Because existing political infrastructure is stacked with establishment-friendly people, progressives don’t see their priorities reflected in policy, said Emmanuel Caicedo, associate director of campaigns at Demos, a left-wing think tank. “Things like Movement School, where we wanna get more progressive leaders trained at the local level, the state level, matter a lot because the current infrastructure isn’t serving our policies,” said Caicedo.
“Too often local and state governments are dominated by big money politics, and the policy preferences of the majority, of working people, aren’t reflected,” Caicedo added, “so what you get is a political system where leaders are doing the work of the 1 percent.”
Volunteers from Ocasio-Cortez’s campaign informally ran a version of the program in 2018, teaching best campaign practices to boost 13 campaigns in New York and across the country.

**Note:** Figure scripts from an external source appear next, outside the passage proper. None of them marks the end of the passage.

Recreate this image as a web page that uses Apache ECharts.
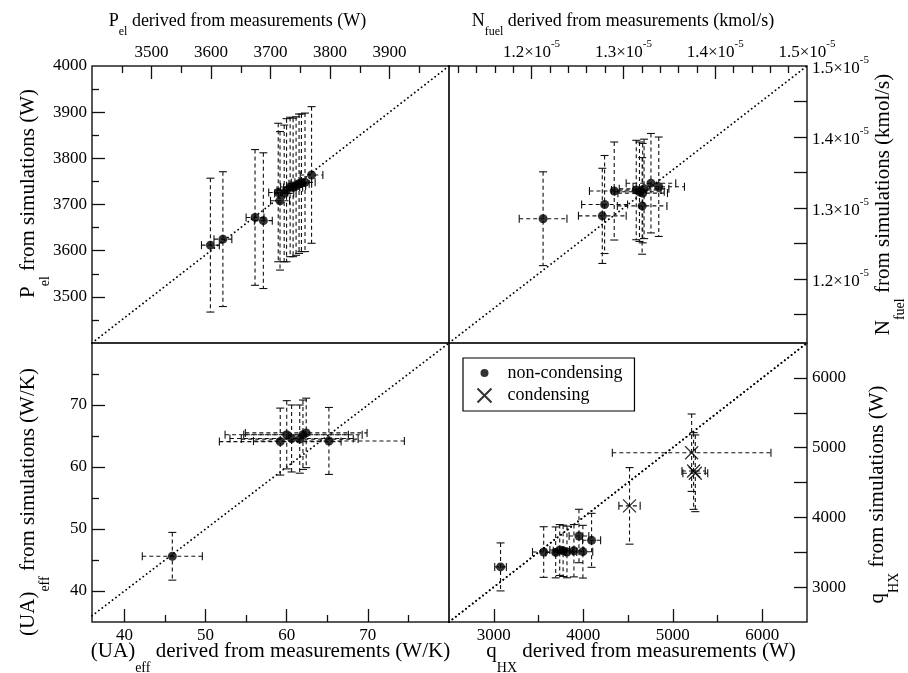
<!DOCTYPE html>
<html>
<head>
<meta charset="utf-8">
<script src="https://cdn.jsdelivr.net/npm/echarts@6/dist/echarts.min.js"></script>
<style>
html, body { margin: 0; padding: 0; background: #fff; }
#chart { width: 908px; height: 673px; }
</style>
</head>
<body>
<div id="chart"></div>
<script>
// ---- values ----
// P_el (W), measured vs simulated, with error half-widths
const pelMeas    = [3599, 3620, 3674, 3688, 3713, 3716, 3723, 3727, 3733, 3738, 3743, 3748, 3752, 3758, 3769];
const pelSim     = [3612, 3625, 3672, 3665, 3726, 3708, 3724, 3731, 3738, 3737, 3740, 3745, 3747, 3748, 3764];
const pelMeasErr = [15, 15, 15, 15, 16, 16, 16, 16, 16, 16, 16, 17, 17, 17, 19];
const pelSimErr  = [145, 146, 147, 147, 150, 150, 148, 155, 151, 150, 150, 151, 149, 150, 148];

// N_fuel (in units of 1e-5 kmol/s)
const nfuelMeas    = [1.2125, 1.277, 1.2795, 1.290, 1.314, 1.3175, 1.321, 1.3204, 1.3225, 1.330, 1.3385];
const nfuelSim     = [1.285, 1.289, 1.305, 1.324, 1.3254, 1.323, 1.321, 1.303, 1.327, 1.335, 1.330];
const nfuelMeasErr = [0.026, 0.026, 0.025, 0.027, 0.027, 0.027, 0.027, 0.027, 0.027, 0.027, 0.028];
const nfuelSimErr  = [0.066, 0.067, 0.069, 0.069, 0.070, 0.070, 0.070, 0.068, 0.070, 0.070, 0.070];

// (UA)_eff (W/K)
const uaMeas    = [45.9, 59.2, 60.0, 60.6, 61.6, 62.0, 62.4, 65.2];
const uaSim     = [45.6, 64.1, 65.2, 64.6, 64.5, 65.2, 65.5, 64.2];
const uaMeasErr = [3.7, 7.5, 7.6, 7.6, 7.2, 7.3, 7.5, 9.3];
const uaSimErr  = [3.85, 5.4, 5.5, 5.4, 5.5, 5.6, 5.6, 5.4];

// q_HX (W), non-condensing
const qMeasNC    = [3076, 3558, 3692, 3737, 3775, 3818, 3896, 3952, 3996, 4093];
const qSimNC     = [3290, 3503, 3498, 3532, 3520, 3504, 3522, 3733, 3508, 3671];
const qMeasErrNC = [65, 125, 110, 110, 110, 110, 110, 110, 110, 101];
const qSimErrNC  = [344, 363, 365, 365, 368, 370, 375, 383, 378, 387];
// q_HX (W), condensing
const qMeasC    = [4517, 5211, 5233, 5252];
const qSimC     = [4165, 4927, 4665, 4632];
const qMeasErrC = [119, 886, 130, 139];
const qSimErrC  = [549, 555, 550, 550];

// ---- axes: ranges, ticks, labels ----
const pelRange   = [3400, 4000];
const pelMajor   = [3500, 3600, 3700, 3800, 3900];
const pelMinor   = [3450, 3550, 3650, 3750, 3850, 3950];
const pelLabelsX = [3500, 3600, 3700, 3800, 3900];
const pelLabelsY = [3500, 3600, 3700, 3800, 3900, 4000];

const nfuelRange  = [1.11, 1.5];
const nfuelMajorX = [1.2, 1.3, 1.4];
const nfuelMinorX = [1.12, 1.14, 1.16, 1.18, 1.22, 1.24, 1.26, 1.28, 1.32, 1.34, 1.36, 1.38, 1.42, 1.44, 1.46, 1.48];
const nfuelTicksY = [1.15, 1.2, 1.25, 1.3, 1.35, 1.4, 1.45];
const nfuelLabels = [1.2, 1.3, 1.4, 1.5];

const uaRangeX = [36, 80];
const uaRangeY = [35, 80];
const uaMajor  = [40, 50, 60, 70];
const uaMinor  = [45, 55, 65, 75];
const uaLabels = [40, 50, 60, 70];

const qRange  = [2500, 6500];
const qMajor  = [3000, 4000, 5000, 6000];
const qMinor  = [3500, 4500, 5500];
const qTicksY = [3000, 3500, 4000, 4500, 5000, 5500, 6000];
const qLabels = [3000, 4000, 5000, 6000];

const SERIF = '"Liberation Serif", "DejaVu Serif", serif';
const chart = echarts.init(document.getElementById('chart'));

// axis titles with subscripts (big for bottom/sides, a bit smaller on top)
const nameRich = {
    t: { fontFamily: SERIF, fontSize: 21, color: '#000', lineHeight: 23, verticalAlign: 'top' },
    s: { fontFamily: SERIF, fontSize: 14, color: '#000', lineHeight: 34, verticalAlign: 'bottom' }
};
const topNameRich = {
    t: { fontFamily: SERIF, fontSize: 18, color: '#000', lineHeight: 20, verticalAlign: 'top' },
    s: { fontFamily: SERIF, fontSize: 12, color: '#000', lineHeight: 26, verticalAlign: 'bottom' }
};
const expRich = {
    m: { fontFamily: SERIF, fontSize: 17, color: '#000', lineHeight: 22, verticalAlign: 'bottom' },
    e: { fontFamily: SERIF, fontSize: 11, color: '#000', lineHeight: 10, verticalAlign: 'top' }
};
const expFmt = v => '{m|' + v.toFixed(1) + '×10}{e|-5}';

// main axis (big ticks, labels, name) + a twin for the small ticks
function axes(grid, pos, range, major, minor, labels, name, nameGap, namePad, fmt) {
    const rich = pos === 'top' ? topNameRich : nameRich;
    const main = {
        type: 'value', gridIndex: grid, position: pos, min: range[0], max: range[1],
        axisLine: { show: false, onZero: false },
        splitLine: { show: false },
        axisTick: { show: true, inside: true, length: 13, customValues: major, lineStyle: { color: '#111', width: 1.3 } },
        axisLabel: {
            show: true, customValues: labels, margin: 5, color: '#000',
            fontFamily: SERIF, fontSize: 17, formatter: fmt || (v => String(v)), rich: expRich
        },
        name: name, nameLocation: 'middle', nameGap: nameGap, nameMoveOverlap: false,
        nameTextStyle: { fontFamily: SERIF, fontSize: rich.t.fontSize, color: '#000', rich: rich, padding: namePad }
    };
    const twin = {
        type: 'value', gridIndex: grid, position: pos, min: range[0], max: range[1],
        axisLine: { show: false, onZero: false },
        splitLine: { show: false },
        axisTick: { show: minor.length > 0, inside: true, length: 7, customValues: minor, lineStyle: { color: '#111', width: 1.3 } },
        axisLabel: { show: false }
    };
    return [main, twin];
}

const xAxis = [].concat(
    axes(0, 'top', pelRange, pelMajor, pelMinor, pelLabelsX, '{t|P}{s|el}{t| derived from measurements (W)}', 28, [0, 66, 0, 0]),
    axes(1, 'top', nfuelRange, nfuelMajorX, nfuelMinorX, nfuelLabels, '{t|N}{s|fuel}{t| derived from measurements (kmol/s)}', 28, [0, 10, 0, 0], expFmt),
    axes(2, 'bottom', uaRangeX, uaMajor, uaMinor, uaLabels, '{t|(UA)}{s|eff}{t| derived from measurements (W/K)}', 19, [0, 0, 0, 0]),
    axes(3, 'bottom', qRange, qMajor, qMinor, qLabels, '{t|q}{s|HX}{t| derived from measurements (W)}', 19, [0, 0, 0, 26])
);
const yAxis = [].concat(
    axes(0, 'left', pelRange, pelMajor, pelMinor, pelLabelsY, '{t|P}{s|el}{t| from simulations (W)}', 40, [0, 0, 0, 22]),
    axes(1, 'right', nfuelRange, nfuelTicksY, [], nfuelLabels, '{t|N}{s|fuel}{t| from simulations (kmol/s)}', 66, [0, 0, 0, 0], expFmt),
    axes(2, 'left', uaRangeY, uaMajor, uaMinor, uaLabels, '{t|(UA)}{s|eff}{t| from simulations (W/K)}', 40, [0, 39, 0, 0]),
    axes(3, 'right', qRange, qTicksY, [], qLabels, '{t|q}{s|HX}{t| from simulations (W)}', 60, [0, 24, 0, 0])
);

const gridBox = { show: true, borderColor: '#222', borderWidth: 1.5, backgroundColor: 'transparent', containLabel: false, outerBoundsMode: 'none' };
const grid = [
    Object.assign({ left: 92, top: 66, width: 357, height: 277 }, gridBox),
    Object.assign({ left: 449, top: 66, width: 358, height: 277 }, gridBox),
    Object.assign({ left: 92, top: 343, width: 357, height: 279 }, gridBox),
    Object.assign({ left: 449, top: 343, width: 358, height: 279 }, gridBox)
];

function errorBars(params, api) {
    const x = api.value(0), y = api.value(1), ex = api.value(2), ey = api.value(3);
    const c = api.coord([x, y]);
    const l = api.coord([x - ex, y]), r = api.coord([x + ex, y]);
    const t = api.coord([x, y + ey]), b = api.coord([x, y - ey]);
    const cap = 4;
    const dash = { stroke: '#111', lineWidth: 1.1, lineDash: [4, 3], fill: null };
    const solid = { stroke: '#111', lineWidth: 1.1, fill: null };
    return {
        type: 'group',
        children: [
            { type: 'line', shape: { x1: l[0], y1: c[1], x2: r[0], y2: c[1] }, style: dash },
            { type: 'line', shape: { x1: c[0], y1: t[1], x2: c[0], y2: b[1] }, style: dash },
            { type: 'line', shape: { x1: l[0], y1: c[1] - cap, x2: l[0], y2: c[1] + cap }, style: solid },
            { type: 'line', shape: { x1: r[0], y1: c[1] - cap, x2: r[0], y2: c[1] + cap }, style: solid },
            { type: 'line', shape: { x1: c[0] - cap, y1: t[1], x2: c[0] + cap, y2: t[1] }, style: solid },
            { type: 'line', shape: { x1: c[0] - cap, y1: b[1], x2: c[0] + cap, y2: b[1] }, style: solid }
        ]
    };
}

const rows = (xs, ys, exs, eys) => xs.map((v, i) => [v, ys[i], exs[i], eys[i]]);
const CROSS = 'path://M0,0L10,10M10,0L0,10';

function panel(g, name, xs, ys, exs, eys, range, marker) {
    const out = [
        {
            type: 'line', xAxisIndex: 2 * g, yAxisIndex: 2 * g, silent: true,
            showSymbol: false, symbol: 'none', z: 1,
            lineStyle: { color: '#000', width: 1.8, type: [0.1, 4.2], cap: 'round' },
            data: [[range[0], range[0]], [range[1], range[1]]]
        },
        {
            type: 'custom', xAxisIndex: 2 * g, yAxisIndex: 2 * g, z: 2,
            renderItem: errorBars, encode: { x: 0, y: 1 },
            data: rows(xs, ys, exs, eys)
        }
    ];
    out.push(Object.assign({
        type: 'scatter', name: name, xAxisIndex: 2 * g, yAxisIndex: 2 * g, z: 3,
        data: xs.map((v, i) => [v, ys[i]])
    }, marker));
    return out;
}

const dot = { symbol: 'circle', symbolSize: 9, itemStyle: { color: '#000' } };
const cross = { symbol: CROSS, symbolSize: 13, itemStyle: { color: 'none', borderColor: '#000', borderWidth: 1.3 } };

const series = [].concat(
    panel(0, 'pel', pelMeas, pelSim, pelMeasErr, pelSimErr, pelRange, dot),
    panel(1, 'nfuel', nfuelMeas, nfuelSim, nfuelMeasErr, nfuelSimErr, nfuelRange, dot),
    panel(2, 'ua', uaMeas, uaSim, uaMeasErr, uaSimErr, uaRangeX, dot),
    panel(3, 'non-condensing', qMeasNC, qSimNC, qMeasErrNC, qSimErrNC, qRange, dot),
    panel(3, 'condensing', qMeasC, qSimC, qMeasErrC, qSimErrC, qRange, cross)
);

chart.setOption({
    backgroundColor: '#fff',
    animation: false,
    grid: grid,
    xAxis: xAxis,
    yAxis: yAxis,
    legend: {
        orient: 'vertical', left: 463, top: 358,
        data: [
            { name: 'non-condensing', icon: 'path://M0,0M14,14M11,7A4,4,0,1,1,3,7A4,4,0,1,1,11,7Z' },
            { name: 'condensing', icon: 'path://M0,0L14,14M14,0L0,14' }
        ],
        itemWidth: 36, itemHeight: 14, itemGap: 4,
        padding: [6, 12, 6, 12],
        borderColor: '#000', borderWidth: 1.2, backgroundColor: '#fff',
        selectedMode: false,
        textStyle: { fontFamily: SERIF, fontSize: 18, color: '#000' }
    },
    series: series
});
</script>
</body>
</html>
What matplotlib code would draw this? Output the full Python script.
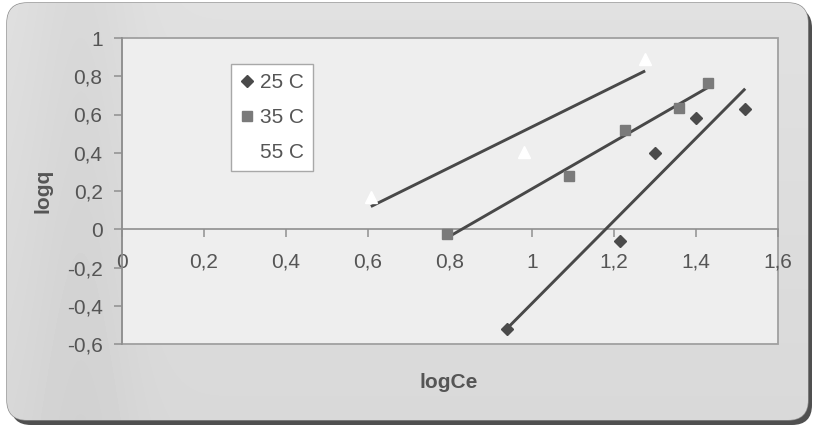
import numpy as np
import matplotlib
matplotlib.use("Agg")
import matplotlib.pyplot as plt
from matplotlib.patches import FancyBboxPatch, Rectangle

plt.rcParams['font.family'] = ['Liberation Sans', 'DejaVu Sans']

# Freundlich isotherm data: log of equilibrium concentration vs log of uptake
log_ce_25 = [0.94, 1.215, 1.30, 1.40, 1.52]
log_q_25 = [-0.52, -0.06, 0.40, 0.58, 0.63]
log_ce_35 = [0.793, 1.09, 1.227, 1.359, 1.429]
log_q_35 = [-0.026, 0.277, 0.518, 0.633, 0.764]
log_ce_55 = [0.607, 0.98, 1.276]
log_q_55 = [0.168, 0.403, 0.89]
series_labels = ['25 C', '35 C', '55 C']

x_ticks = [0, 0.2, 0.4, 0.6, 0.8, 1.0, 1.2, 1.4, 1.6]
y_ticks = [-0.6, -0.4, -0.2, 0, 0.2, 0.4, 0.6, 0.8, 1.0]

W, H = 815, 432
fig = plt.figure(figsize=(W / 100, H / 100), dpi=100)
fig.patch.set_facecolor('white')

# Chart-area background: rounded panel with dark drop shadow and soft gradient
bg = fig.add_axes([0, 0, 1, 1], zorder=-5)
bg.set_xlim(0, W)
bg.set_ylim(H, 0)
bg.axis('off')

shadow = FancyBboxPatch((11, 8), W - 14, H - 15,
                        boxstyle="round,pad=0,rounding_size=20",
                        fc='#505050', ec='none')
bg.add_patch(shadow)
panel = FancyBboxPatch((7, 3), W - 14, H - 15,
                       boxstyle="round,pad=0,rounding_size=20",
                       fc='#d8d8d8', ec='#8c8c8c', lw=1.0)
bg.add_patch(panel)

gx = np.linspace(0, 1, 200)
gy = np.linspace(0, 1, 100)
GX, GY = np.meshgrid(gx, gy)
shade = 0.85 + 0.03 * (1 - GY) - 0.03 * np.exp(-((GX - 0.09) / 0.07) ** 2)
grad = bg.imshow(shade, cmap='gray', vmin=0, vmax=1, extent=(7, W - 7, H - 12, 3),
                 aspect='auto', zorder=1, interpolation='bilinear')
grad.set_clip_path(panel)

# Plot area
ax = fig.add_axes([122 / W, 1 - 344 / H, 656 / W, 306 / H])
ax.set_facecolor('#eeeeee')
ax.set_xlim(0, 1.6)
ax.set_ylim(-0.6, 1.0)

for s in ('top', 'right'):
    ax.spines[s].set_visible(False)
ax.spines['bottom'].set_position(('data', 0))
ax.spines['left'].set_position(('data', 0))
for s in ('bottom', 'left'):
    ax.spines[s].set_color('#8f8f8f')
    ax.spines[s].set_linewidth(1.2)
ax.add_patch(Rectangle((0, 0), 1, 1, transform=ax.transAxes, fill=False,
                       ec='#a0a0a0', lw=1.3, clip_on=False, zorder=0.5))


def comma(v):
    return f"{v:g}".replace('.', ',')


ax.set_xticks(x_ticks)
ax.set_xticklabels([comma(v) for v in x_ticks])
ax.set_yticks(y_ticks)
ax.set_yticklabels([comma(v) for v in y_ticks])
ax.tick_params(axis='both', direction='out', length=6, width=1.1, color='#8f8f8f',
               labelsize=15, labelcolor='#555555')
ax.tick_params(axis='x', pad=11)
ax.tick_params(axis='y', pad=8)

# Series markers
ax.plot(log_ce_25, log_q_25, ls='none', marker='D', ms=6, mfc='#4a4a4a',
        mec='#4a4a4a', label=series_labels[0], zorder=4)
ax.plot(log_ce_35, log_q_35, ls='none', marker='s', ms=7, mfc='#7a7a7a',
        mec='#7a7a7a', label=series_labels[1], zorder=4)
ax.plot(log_ce_55, log_q_55, ls='none', marker='^', ms=8, mfc='white',
        mec='white', label=series_labels[2], zorder=4)

# Linear trendlines across each series' data range
for xs, ys in ((log_ce_25, log_q_25), (log_ce_35, log_q_35), (log_ce_55, log_q_55)):
    xs = np.asarray(xs)
    k, b = np.polyfit(xs, np.asarray(ys), 1)
    xl = np.array([xs.min(), xs.max()])
    ax.plot(xl, k * xl + b, color='#484848', lw=2.1, zorder=3, solid_capstyle='butt')

leg = ax.legend(loc='upper left', bbox_to_anchor=(0.166, 0.915), borderaxespad=0,
                fontsize=15, frameon=True, fancybox=False, framealpha=1,
                facecolor='white', edgecolor='#a8a8a8', handlelength=0.6,
                handletextpad=0.35, labelspacing=0.75, borderpad=0.45)
for t in leg.get_texts():
    t.set_color('#555555')
leg.get_frame().set_linewidth(1.0)

fig.text(449 / W, 1 - 383 / H, 'logCe', fontsize=15, fontweight='bold',
         color='#555555', ha='center', va='center')
fig.text(43 / W, 1 - 191 / H, 'logq', fontsize=15, fontweight='bold',
         color='#555555', ha='center', va='center', rotation=90)

fig.savefig('out.png', dpi=100)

The national program is operated almost entirely online, with sessions devoted to unionizing campaigns, digital security, and understanding the electorate.
In addition to Ocasio-Cortez campaign alum, staffers from Bernie Sanders’s 2016 and 2020 presidential campaigns, Stacey Abrams’s 2018 gubernatorial campaign, Tom Perriello’s 2017 gubernatorial campaign, and staffers from Justice Democrats are among the mentors leading trainings in the professional development program.
One of the school’s participants, 27-year-old Marshele Bryant, said part of what’s so special about Movement School is that the initiative is “really trying to make way for young folks, some extremely progressive folks, who want to move the Democratic Party further.”
“It’s just really exciting to see so much energy being put in to kind of shaping and molding folks and giving them the tools that they need in order to enter into different campaigns at all different levels,” she added.
Bryant, a statewide campus organizer for the Virginia Student Power Network, said she found the finance sessions particularly useful.
“A lot of us in the program weren’t really well-versed in the finance aspect of campaigns,” she said. “So we had a lot of sessions about what it takes to create a budget, what you should be spending money on, what you should account for, you know, different scenarios about if you get an influx of donations versus if your donations kind of dry up at a certain point.”